Este libro es una metáfora enorme, desde su
primera página hasta la última letra impresa de la hoja que cierra el volumen,
de algo tan grande y tan difícil de describir como es la vida. Aprovechando el
argumento de Lost, náufragos perdidos en una isla imposible de localizar,
Andrés Ibáñez escribe su Brilla, mar del Edén.
Un trozo de tierra rodeado de mar es la maqueta
de la tierra, un pedazo de piedra rodeado de nada, y en ese lugar perdido cada
superviviente se encuentra con su vida, con trozos del pasado que parecían
olvidados y han viajado anclados al fuselaje del avión para sorprender con su
presencia, nuevas oportunidades que nacen de entre la densa vegetación,
platillos volantes que son buscados y añorados por quien nos lo ve.
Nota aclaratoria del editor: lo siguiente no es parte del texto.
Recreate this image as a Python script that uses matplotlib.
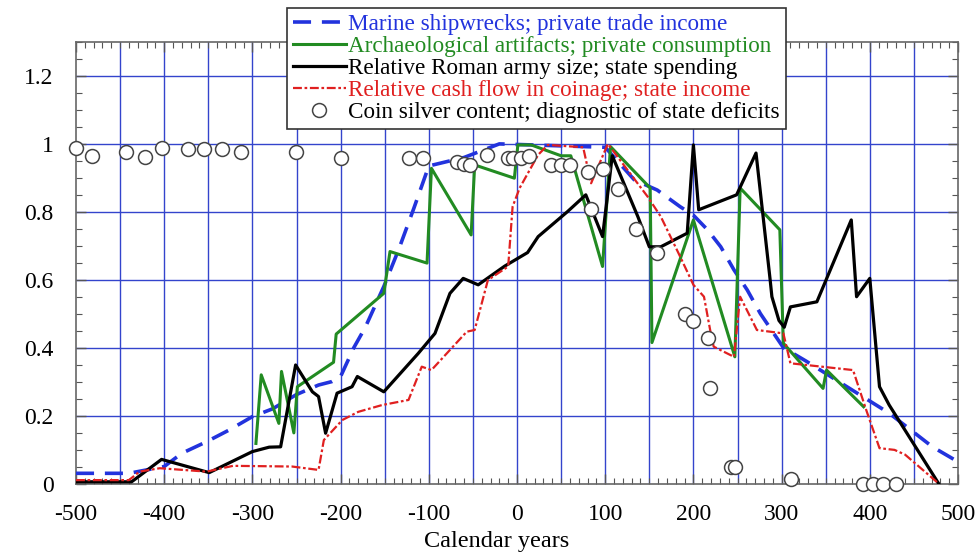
import numpy as np
import matplotlib
matplotlib.use("Agg")
import matplotlib.pyplot as plt
from matplotlib.ticker import MultipleLocator, FuncFormatter

plt.rcParams['font.family'] = ['Liberation Serif', 'DejaVu Serif']
plt.rcParams['axes.unicode_minus'] = False

# Marine shipwrecks; private trade income
blue_x = [-500, -440, -400, -380, -352, -326, -300, -277, -250, -225, -210, -200, -185, -172,
          -151, -134, -117, -100, -60, -20, 100, 133, 159, 185, 200, 216, 231, 246, 261, 276,
          302, 328, 374, 422, 471, 500]
blue_y = [0.03, 0.03, 0.05, 0.089, 0.123, 0.158, 0.197, 0.22, 0.262, 0.29, 0.30, 0.315, 0.40, 0.46,
          0.58, 0.69, 0.81, 0.935, 0.96, 1.0, 0.99, 0.894, 0.864, 0.815, 0.79, 0.747, 0.697, 0.629,
          0.57, 0.50, 0.40, 0.36, 0.285, 0.207, 0.108, 0.064]

# Archaeological artifacts; private consumption
green_x = [-296, -290, -270, -267, -253, -249, -208, -205, -151, -144, -102, -97, -52, -48, -3, 1,
           16, 50, 61, 97, 106, 151, 153, 200, 247, 253, 298, 302, 347, 351, 393]
green_y = [0.118, 0.32, 0.177, 0.33, 0.149, 0.285, 0.357, 0.44, 0.56, 0.683, 0.649, 0.928, 0.732,
           0.938, 0.899, 0.997, 0.997, 0.965, 0.965, 0.639, 0.992, 0.87, 0.415, 0.776, 0.373, 0.87,
           0.747, 0.413, 0.28, 0.334, 0.226]

# Relative Roman army size; state spending
black_x = [-500, -437, -403, -349, -300, -281, -268, -251, -232, -225, -217, -204, -187, -181, -151,
           -112, -93, -76, -61, -44, -14, 12, 24, 57, 78, 97, 108, 137, 150, 163, 193, 200, 206, 249,
           271, 287, 289, 297, 303, 310, 340, 379, 385, 400, 411, 422, 478]
black_y = [0.005, 0.005, 0.071, 0.032, 0.094, 0.107, 0.108, 0.349, 0.27, 0.256, 0.148, 0.266, 0.285,
           0.315, 0.27, 0.383, 0.442, 0.56, 0.604, 0.585, 0.64, 0.68, 0.727, 0.80, 0.85, 0.727, 0.965,
           0.786, 0.697, 0.697, 0.737, 0.997, 0.806, 0.85, 0.973, 0.6, 0.55, 0.48, 0.46, 0.52, 0.535,
           0.776, 0.55, 0.604, 0.285, 0.231, 0.0]

# Relative cash flow in coinage; state income
red_x = [-500, -440, -428, -405, -352, -322, -255, -225, -219, -198, -180, -153, -123, -108, -97, -57,
         -48, -33, -10, -5, 3, 24, 35, 75, 84, 103, 148, 163, 185, 200, 212, 219, 223, 246, 253, 272,
         302, 310, 381, 396, 411, 428, 440, 478]
red_y = [0.01, 0.01, 0.035, 0.045, 0.035, 0.052, 0.05, 0.04, 0.128, 0.187, 0.211, 0.231, 0.246, 0.344,
         0.334, 0.447, 0.452, 0.599, 0.639, 0.815, 0.87, 0.968, 0.997, 0.99, 0.884, 1.0, 0.845, 0.786,
         0.668, 0.585, 0.55, 0.452, 0.403, 0.373, 0.55, 0.452, 0.442, 0.354, 0.334, 0.216, 0.104, 0.099,
         0.085, 0.0]

# Coin silver content; diagnostic of state deficits
coin_x = [-500, -482, -443, -422, -402, -373, -355, -335, -313, -251, -200, -123, -107, -68, -60, -53,
          -34, -10, -4, 4, 14, 39, 50, 60, 80, 84, 97, 115, 135, 159, 190, 200, 216, 219, 243, 247,
          311, 392, 404, 415, 430]
coin_y = [0.987, 0.963, 0.977, 0.96, 0.987, 0.984, 0.984, 0.984, 0.976, 0.977, 0.958, 0.958, 0.958,
          0.948, 0.942, 0.938, 0.968, 0.958, 0.958, 0.958, 0.965, 0.938, 0.938, 0.938, 0.918, 0.807,
          0.925, 0.866, 0.75, 0.679, 0.50, 0.478, 0.428, 0.28, 0.05, 0.05, 0.014, 0.0, 0.0, 0.0, 0.0]

labels = ["Marine shipwrecks; private trade income",
          "Archaeological artifacts; private consumption",
          "Relative Roman army size; state spending",
          "Relative cash flow in coinage; state income",
          "Coin silver content; diagnostic of state deficits"]

BLUE = '#2233dd'
GREEN = '#228b22'
RED = '#e02020'
GRID = '#3344cc'

fig = plt.figure(figsize=(9.78, 5.6), dpi=100)
ax = fig.add_axes([76 / 978, 0.1366, 882 / 978, 0.7884])

ax.plot(blue_x, blue_y, color=BLUE, lw=2.6, dashes=(5, 3), label=labels[0], zorder=3)
ax.plot(green_x, green_y, color=GREEN, lw=2.2, label=labels[1], zorder=3)
ax.plot(black_x, black_y, color='black', lw=2.3, label=labels[2], zorder=4)
ax.plot(red_x, red_y, color=RED, lw=1.6, dashes=(4, 1.2, 1.2, 1.2), label=labels[3], zorder=4)
ax.plot(coin_x, coin_y, ls='none', marker='o', ms=10, mfc='white', mec='#444444', mew=1.1,
        label=labels[4], zorder=5, clip_on=False)

ax.set_xlim(-500, 500)
ax.set_ylim(0, 1.3)
ax.xaxis.set_major_locator(MultipleLocator(100))
ax.xaxis.set_minor_locator(MultipleLocator(10))
ax.yaxis.set_major_locator(MultipleLocator(0.2))
ax.yaxis.set_minor_locator(MultipleLocator(0.05))
ax.xaxis.set_major_formatter(FuncFormatter(lambda v, p: '%d' % round(v)))
ax.yaxis.set_major_formatter(FuncFormatter(lambda v, p: '%g' % round(v, 2)))

# grid every 50 years and every 0.2
for gx in np.arange(-450, 500, 50):
    ax.axvline(gx, color=GRID, lw=1.0, zorder=1)
for gy in np.arange(0.2, 1.3, 0.2):
    ax.axhline(gy, color=GRID, lw=1.0, zorder=1)

ax.tick_params(which='both', direction='in', top=True, right=True, colors='#555555',
               labelcolor='black', labelsize=17)
ax.tick_params(which='major', length=7, width=1)
ax.tick_params(which='minor', length=4, width=0.8)
ax.tick_params(axis='x', which='major', pad=15)
ax.tick_params(axis='y', which='major', pad=16)
for s in ax.spines.values():
    s.set_color('#666666')
    s.set_linewidth(1.2)

ax.set_xlabel("Calendar years", fontsize=17.5)
ax.xaxis.label.set_va('center')
ax.xaxis.set_label_coords((497 - 76) / 882, (483.5 - 541) / 441.5)

leg = fig.legend(loc='upper left', bbox_to_anchor=(287 / 978, 1 - 8 / 560), fontsize=16.7,
                 frameon=True, fancybox=False, edgecolor='#333333', framealpha=1,
                 handlelength=2.3, handletextpad=0.1, labelspacing=0.03, borderpad=0.25,
                 borderaxespad=0)
leg.get_frame().set_linewidth(1.2)
for txt, c in zip(leg.get_texts(), [BLUE, GREEN, 'black', RED, 'black']):
    txt.set_color(c)

fig.savefig("out.png", dpi=100)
Una
amalgama de sucesos que impactan al grupo mientras tratan de sobrevivir en un
lugar adverso y duro, se crea una sociedad con sus reglas y líderes, personas
que se aprovechan de otras, idealistas que viven en su nube y conservadores que
se escandalizan ante la presencia de un cuerpo desnudo.
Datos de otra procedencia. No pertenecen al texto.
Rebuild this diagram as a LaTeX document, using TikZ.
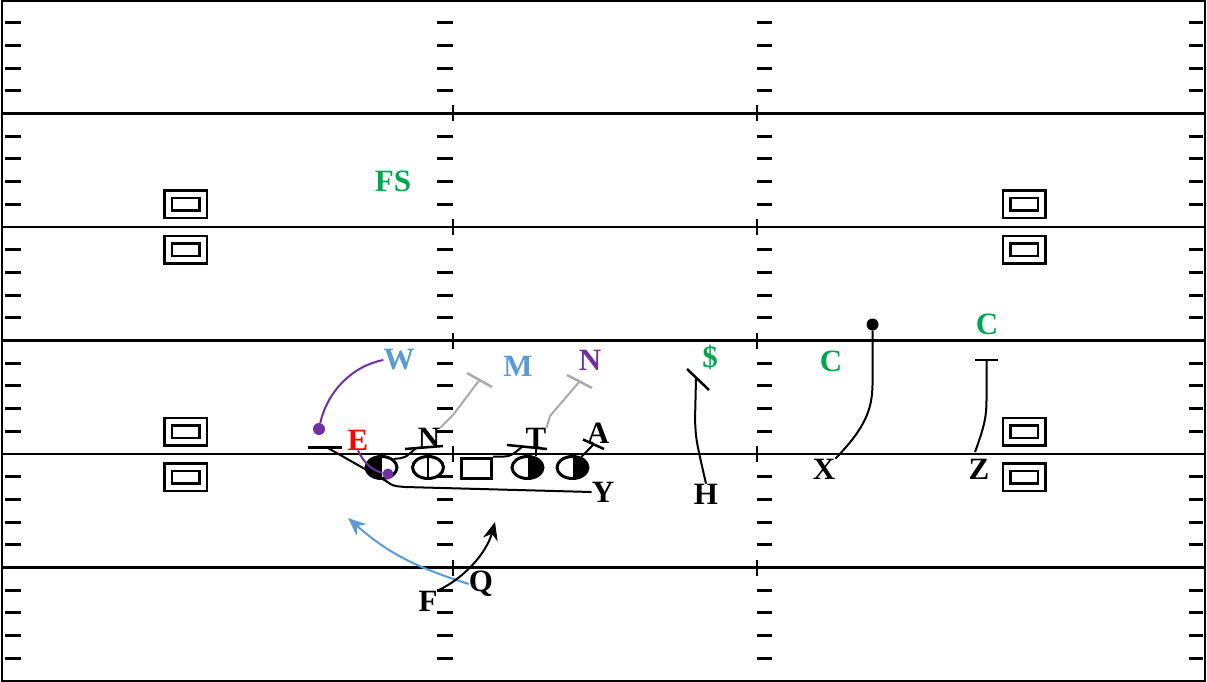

Pero la novela de Ibáñez tiene ese toque de
ciencia ficción que hemos visto En el mundo en la edad de Varick y en Memorias
de un hombre de madera (dos de sus obras anteriores), aparece una misteriosa
organización llamada SIAR que parece controlar toda la isla como si fuese un
gigantesco experimento psicológico, un gigante azul (el Doctor Manhatan)
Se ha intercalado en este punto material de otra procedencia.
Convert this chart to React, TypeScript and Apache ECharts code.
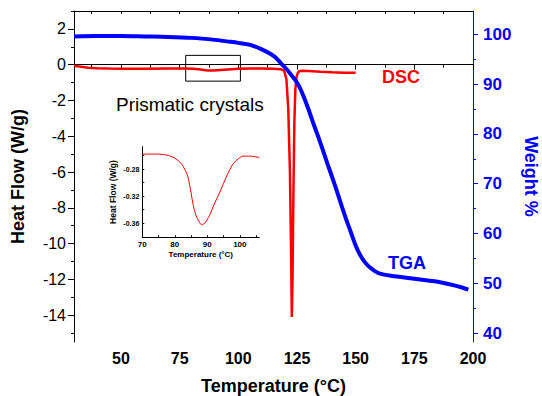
import React, { useEffect, useRef } from "react";
import * as echarts from "echarts";

// ---- DSC (heat flow, W/g) ----
const dscT = [30, 33, 36, 40, 45, 50, 60, 70, 78, 82, 84, 86, 87.5, 89, 91, 94, 97, 100, 105, 110, 115, 118, 119.5, 120.5, 121.3, 122, 122.5, 122.8, 123.1, 123.5, 123.9, 124.3, 124.8, 125.4, 126, 127, 130, 135, 140, 145, 150];
const dscV = [-0.06, -0.12, -0.17, -0.2, -0.22, -0.23, -0.23, -0.22, -0.22, -0.24, -0.27, -0.31, -0.33, -0.33, -0.31, -0.28, -0.25, -0.23, -0.22, -0.22, -0.23, -0.25, -0.33, -0.8, -2.5, -6, -10.5, -14.1, -12, -7, -3.2, -1.4, -0.7, -0.45, -0.36, -0.34, -0.36, -0.4, -0.43, -0.45, -0.45];

// ---- TGA (weight %) ----
const tgaT = [30, 40, 50, 60, 70, 80, 90, 95, 100, 105, 110, 114, 116, 118, 120, 122, 124, 126, 128, 130, 132, 134, 136, 138, 140, 142, 144, 146, 148, 150, 152, 154, 156, 158, 160, 165, 170, 175, 180, 185, 190, 195, 198];
const tgaW = [99.6, 99.7, 99.7, 99.6, 99.5, 99.3, 98.9, 98.6, 98.3, 97.9, 97.0, 96.0, 95.3, 94.3, 93.3, 92.2, 91.0, 89.5, 87.3, 84.8, 82.1, 79.5, 76.8, 74.0, 71.3, 68.5, 65.6, 62.8, 60.2, 57.6, 55.6, 54.2, 53.2, 52.5, 52.0, 51.5, 51.2, 50.9, 50.6, 50.3, 49.8, 49.2, 48.7];

// ---- Inset DSC detail ----
const insetT = [70, 75, 78, 80, 82, 83, 84, 85, 85.7, 86.5, 87.5, 88.3, 89.5, 91, 92, 93.5, 95, 96.5, 98, 99.5, 101, 103, 106];
const insetV = [-0.258, -0.258, -0.26, -0.264, -0.272, -0.28, -0.291, -0.315, -0.334, -0.348, -0.358, -0.362, -0.358, -0.345, -0.333, -0.318, -0.301, -0.285, -0.272, -0.265, -0.261, -0.261, -0.263];

// ---- Zoom box in main plot ----
const boxT = [77.6, 100.9];
const boxV = [0.52, -0.92];

// ---- ticks ----
const xMajor = [50, 75, 100, 125, 150, 175, 200];
const xMinor = [37.5, 62.5, 87.5, 112.5, 137.5, 162.5, 187.5];
const xTop = [37.5, 50, 62.5, 75, 87.5, 100, 112.5, 125, 137.5, 150, 162.5, 175, 187.5];
const hfMajor = [-14, -12, -10, -8, -6, -4, -2, 0, 2];
const hfMinor = [-15, -13, -11, -9, -7, -5, -3, -1, 1, 3];
const wMajor = [40, 50, 60, 70, 80, 90, 100];
const wMinor = [45, 55, 65, 75, 85, 95];
const inXMajor = [70, 80, 90, 100];
const inXTicks = [70, 75, 80, 85, 90, 95, 100, 105];
const inYMajor = [-0.36, -0.32, -0.28];
const inYTicks = [-0.38, -0.36, -0.34, -0.32, -0.3, -0.28, -0.26];

const FONT = "Liberation Sans, Arial, sans-serif";
const RED = "#ff0000";
const BLUE = "#0000ff";

export default function App() {
  const ref = useRef<HTMLDivElement>(null);
  useEffect(() => {
    if (!ref.current) return;
    const chart = echarts.init(ref.current, undefined, { renderer: "svg" });
    const black = { lineStyle: { color: "#000", width: 1 } };
    const option: any = {
      animation: false,
      backgroundColor: "#fff",
      textStyle: { fontFamily: FONT },
      grid: [
        { left: 74, right: 69, top: 11, bottom: 54, containLabel: false, outerBoundsMode: "none" },
        { left: 142.3, right: 282.7, top: 146.7, bottom: 158.7, containLabel: false, outerBoundsMode: "none" },
      ],
      xAxis: [
        {
          gridIndex: 0, type: "value", min: 30, max: 200, position: "bottom",
          axisLine: { show: true, ...black },
          axisTick: { show: true, customValues: xMajor, length: 5, ...black },
          axisLabel: { customValues: xMajor, fontSize: 16, fontWeight: "bold", color: "#000", margin: 8, fontFamily: FONT },
          splitLine: { show: false },
          name: "Temperature (°C)", nameLocation: "middle", nameGap: 35,
          nameTextStyle: { fontSize: 18, fontWeight: "bold", color: "#000", fontFamily: FONT },
        },
        {
          gridIndex: 0, type: "value", min: 30, max: 200, position: "bottom",
          axisLine: { show: false },
          axisTick: { show: true, customValues: xMinor, length: 3, ...black },
          axisLabel: { show: false }, splitLine: { show: false },
        },
        {
          gridIndex: 0, type: "value", min: 30, max: 200, position: "top",
          axisLine: { show: true, ...black },
          axisTick: { show: true, inside: true, customValues: xTop, length: 3, ...black },
          axisLabel: { show: false }, splitLine: { show: false },
        },
        {
          gridIndex: 1, type: "value", min: 70, max: 106, position: "bottom",
          axisLine: { show: true, ...black },
          axisTick: { show: true, inside: true, customValues: inXTicks, length: 2, ...black },
          axisLabel: { customValues: inXMajor, fontSize: 8, fontWeight: "bold", color: "#000", margin: 3, fontFamily: FONT },
          splitLine: { show: false },
          name: "Temperature (°C)", nameLocation: "middle", nameGap: 13,
          nameTextStyle: { fontSize: 8, fontWeight: "bold", color: "#000", fontFamily: FONT },
        },
      ],
      yAxis: [
        {
          gridIndex: 0, type: "value", min: -15.5, max: 3, position: "left",
          axisLine: { show: true, ...black },
          axisTick: { show: true, customValues: hfMajor, length: 6, ...black },
          axisLabel: { customValues: hfMajor, fontSize: 16, color: "#000", margin: 8, fontFamily: FONT },
          splitLine: { show: false },
          name: "Heat Flow (W/g)", nameLocation: "middle", nameGap: 47,
          nameTextStyle: { fontSize: 18, fontWeight: "bold", color: "#000", fontFamily: FONT },
        },
        {
          gridIndex: 0, type: "value", min: -15.5, max: 3, position: "left",
          axisLine: { show: false },
          axisTick: { show: true, customValues: hfMinor, length: 3, ...black },
          axisLabel: { show: false }, splitLine: { show: false },
        },
        {
          gridIndex: 0, type: "value", min: 38.2, max: 104.7, position: "right",
          axisLine: { show: true, lineStyle: { color: BLUE, width: 1 } },
          axisTick: { show: true, customValues: wMajor, length: 5, lineStyle: { color: BLUE } },
          axisLabel: { customValues: wMajor, fontSize: 17, fontWeight: "bold", color: BLUE, margin: 10, fontFamily: FONT },
          splitLine: { show: false },
          name: "Weight %", nameLocation: "middle", nameGap: 49, nameRotate: -90,
          nameTextStyle: { fontSize: 18, fontWeight: "bold", color: BLUE, fontFamily: FONT },
        },
        {
          gridIndex: 0, type: "value", min: 38.2, max: 104.7, position: "right",
          axisLine: { show: false },
          axisTick: { show: true, customValues: wMinor, length: 3, lineStyle: { color: BLUE } },
          axisLabel: { show: false }, splitLine: { show: false },
        },
        {
          gridIndex: 1, type: "value", min: -0.3806, max: -0.2471, position: "left",
          axisLine: { show: true, ...black },
          axisTick: { show: true, inside: true, customValues: inYTicks, length: 2, ...black },
          axisLabel: {
            customValues: inYMajor, fontSize: 7, fontWeight: "bold", color: "#000", margin: 3, fontFamily: FONT,
            formatter: (v: number) => v.toFixed(2),
          },
          splitLine: { show: false },
          name: "Heat Flow (W/g)", nameLocation: "middle", nameGap: 25,
          nameTextStyle: { fontSize: 8.5, fontWeight: "bold", color: "#000", fontFamily: FONT },
        },
      ],
      series: [
        {
          type: "line", name: "DSC", xAxisIndex: 0, yAxisIndex: 0,
          data: dscT.map((t, i) => [t, dscV[i]]),
          showSymbol: false, smooth: false,
          lineStyle: { color: RED, width: 2.5 },
          markArea: {
            silent: true,
            itemStyle: { color: "rgba(0,0,0,0)", borderColor: "#000", borderWidth: 1 },
            data: [[{ coord: [boxT[0], boxV[0]] }, { coord: [boxT[1], boxV[1]] }]],
          },
        },
        {
          type: "line", name: "TGA", xAxisIndex: 0, yAxisIndex: 2,
          data: tgaT.map((t, i) => [t, tgaW[i]]),
          showSymbol: false, smooth: 0.3,
          lineStyle: { color: BLUE, width: 4 },
        },
        {
          type: "line", name: "inset", xAxisIndex: 3, yAxisIndex: 4,
          data: insetT.map((t, i) => [t, insetV[i]]),
          showSymbol: false, smooth: 0.3,
          lineStyle: { color: RED, width: 1 },
        },
      ],
      graphic: [
        { type: "text", x: 382, y: 77, style: { text: "DSC", fill: RED, font: `bold 18px ${FONT}`, verticalAlign: "middle" } },
        { type: "text", x: 388, y: 263, style: { text: "TGA", fill: BLUE, font: `bold 18px ${FONT}`, verticalAlign: "middle" } },
        { type: "text", x: 116, y: 104, style: { text: "Prismatic crystals", fill: "#000", font: `19px ${FONT}`, verticalAlign: "middle" } },
      ],
    };
    chart.setOption(option);
    return () => chart.dispose();
  }, []);
  return <div ref={ref} style={{ position: "fixed", left: 0, top: 0, width: 542, height: 396 }} />;
}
va lanzando rayos sanadores/mortíferos a los pobres desdichados/afortunados que
se encuentra y una pradera de la infancia de Juan Barbarin, un gato sensual y
el protagonista del libro, que significa la felicidad y buscan con ansia los
seguidores de Pohjola y Llewelyn. Con estos matices las posibles
interpretaciones se multiplican por varios millares.
Entre tanto se cruzan las historias personales de
Wade, maravillosa concepción del creador de ideas que se las cede a los
escritores, Roberto B y Xóchitl donde el estilo de Ibáñez homenajea al gran
escritor chileno, incrustado en la trama del libro como un personaje más y la
terrorífica historia de Noboru dentro de
Aum.
Pero es de la mano de Juan Barbarin donde se va
ascendiendo por el entramado creado por Ibáñez, esa ascensión, literal en su
caso, por varios estadios de la vida del hombre, siempre buscando su pradera y
escalando hacia el volcán, aprendiendo: "Somos dueños de lo que tenemos
y también de los huecos que hay entre las cosas que tenemos. Pero los huecos,
el silencio, son lo más importante. En la respiración, el momento más
importante es el que sigue a la exhalación. Durante un instante, la respiración
se detiene y, por espacio de apenas de un segundo, vivimos sin necesidad de
respirar. Durante ese instante somos inmortales. Durante ese instante no somos
animales, estamos libres de los ciclos de la naturaleza. También la mente se
detiene durante ese instante, y de pronto podemos ver. La claridad desciende
sobre nosotros. La consciencia se hace ilimitada. Luego el mecanismo, el
cuerpo, comienza a respirar de nuevo".
Quizás realmente todo lo anterior sea un simple
truco para enmascarar el verdadero motivo de la novela: el amor, un amor que
rebasa a la vida, entero, volcánico, luminiscente, grande como un planeta y tan
ñoño como solo puede ser el de un tímido que finalmente destapa sus entrañas
repletas de sentimientos, flores, mariposas y música (Bruckner en el caso de
Juan Barbarin). Tan jodidamente ñoño y verdadero que no queda más remedio que
rendirse a esas señales que aparecen en las sendas y dan sentido a unir las
manos y sobre todo, los pasos; a esas luces que aparecen aunque sea en vidas
anteriormente exprimidas: "Un gesto que siempre me conmueve y me
intriga. Un sendero bajo los sauces. Una historia de amor en medio del mundo.
En medio del ruido y del polvo del mundo"
1 comentario:
El argumento esta chulo, intentare leerlo lo antes posible, haber si puedo estas vacaciones y te cuento.